Saturday, November 29, 2008

A Most Curious Terrorist Incident in Mumbai (Bombay), India

We here at "Bloodthirsty Warmonger" have been waiting for some of the dust to settle before writing about this latest terrorist strike in India. It appears that most of the people involved in this operation were home-grown insurgents (they were overheard speaking Hindi), but one participant who was captured alive, Azam Amir Kasav, hails from Pakistan. At least seven of the gunmen held British passports. The well-planned, coordinated nature of the attack is an al-Qaeda signature, while the fact that these terrorists were well-armed indicates that they had access to a generous supply of money, possibly from Iran or one of the oil-rich Arab states. It is most noteworthy that they should have targeted Jews in this operation.

Our hats go off to the plucky inhabitants of Mumbai, who are trying to restore normal activity, even before all the terrorists had been killed or captured, and to the "Black Cat" commandos, who came to the rescue of 200 hostages at the Taj Mahal hotel.

Mark Steyn, once again, has this insightful take on the incident:

But we're in danger of missing the forest for the trees. The forest is the ideology. It's the ideology that determines whether you can find enough young hotshot guys in the neighborhood willing to strap on a suicide belt or (rather more promising as a long-term career) at least grab an AK-47 and shoot up a hotel lobby. Or, if active terrorists are a bit thin on the ground, whether you can count at least on some degree of broader support on the ground. You're sitting in some distant foreign capital but you're of a mind to pull off a Mumbai-style operation in, say, Amsterdam or Manchester or Toronto. Where would you start? Easy. You know the radical mosques, and the other ideological front organizations. You've already made landfall.

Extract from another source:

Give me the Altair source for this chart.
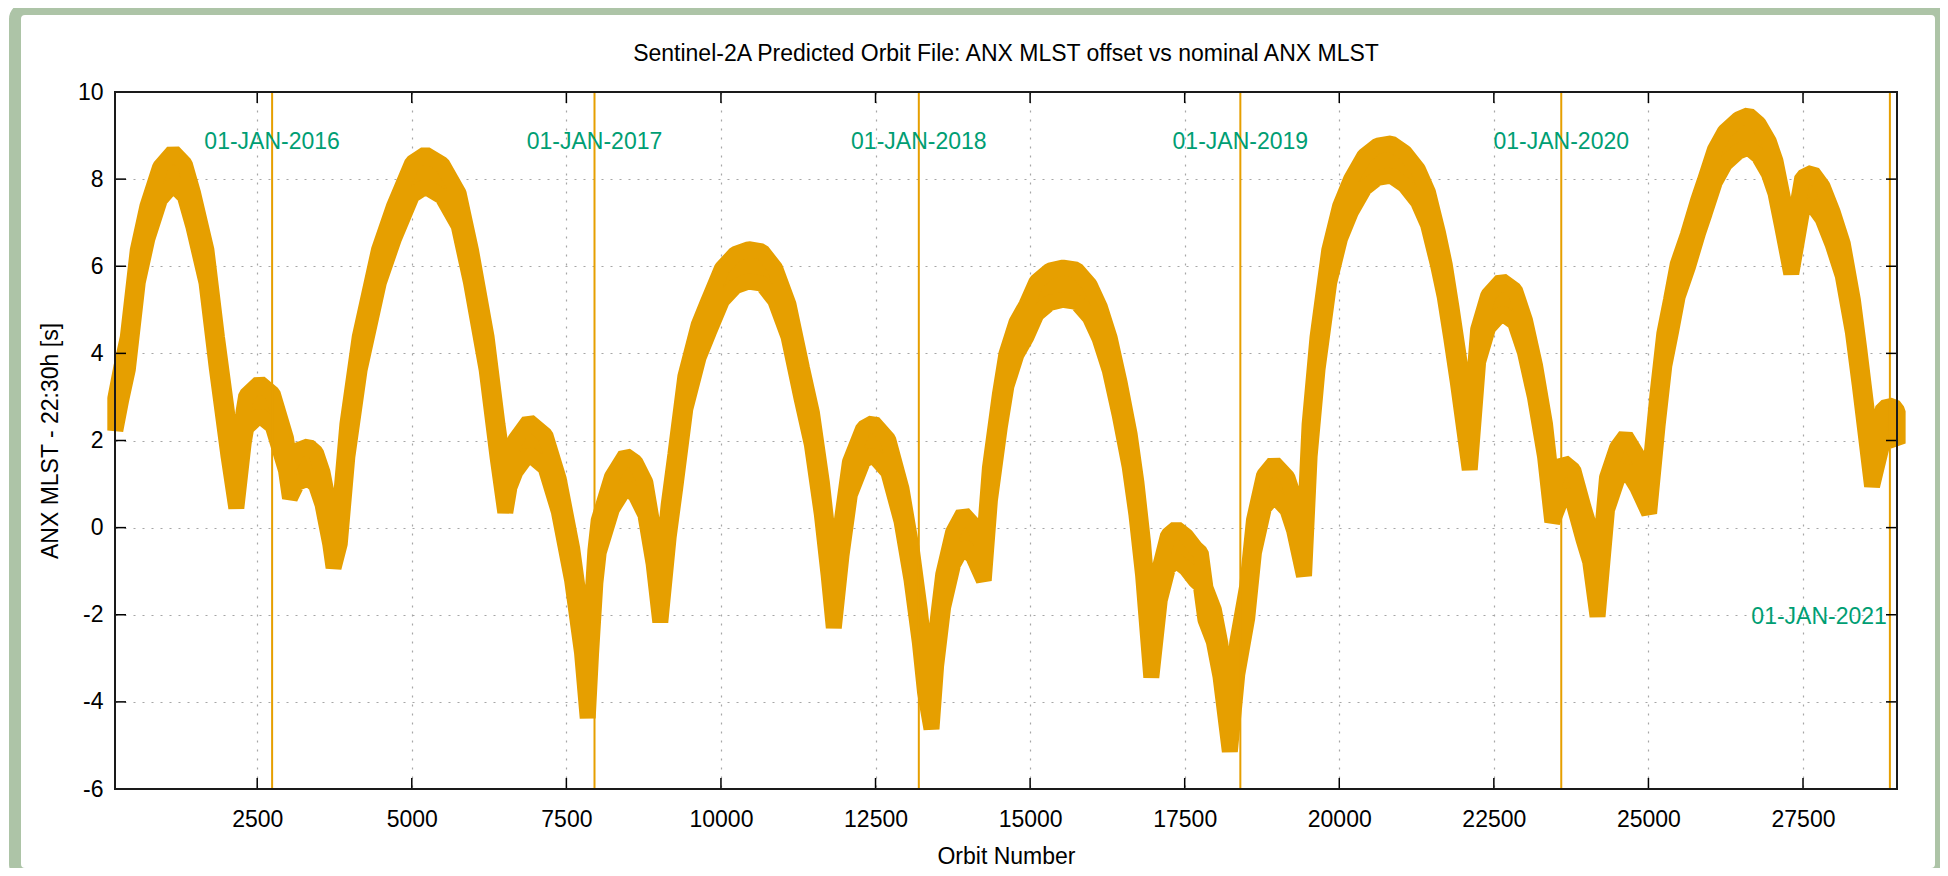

It's missing the point to get into debates about whether this is the "Deccan Mujahideen" or the ISI or al-Qaida or Lashkar-e-Taiba. That's a reductive argument. It could be all or none of them. The ideology has been so successfully seeded around the world that nobody needs a memo from corporate HQ to act: There are so many of these subgroups and individuals that they intersect across the planet in a million different ways. It's not the Cold War, with a small network of deep sleepers being directly controlled by Moscow. There are no membership cards, only an ideology. That's what has radicalized hitherto moderate Muslim communities from Indonesia to the central Asian 'stans to Yorkshire, and co-opted what started out as more or less conventional nationalist struggles in the Caucasus and the Balkans into mere tentacles of the global jihad.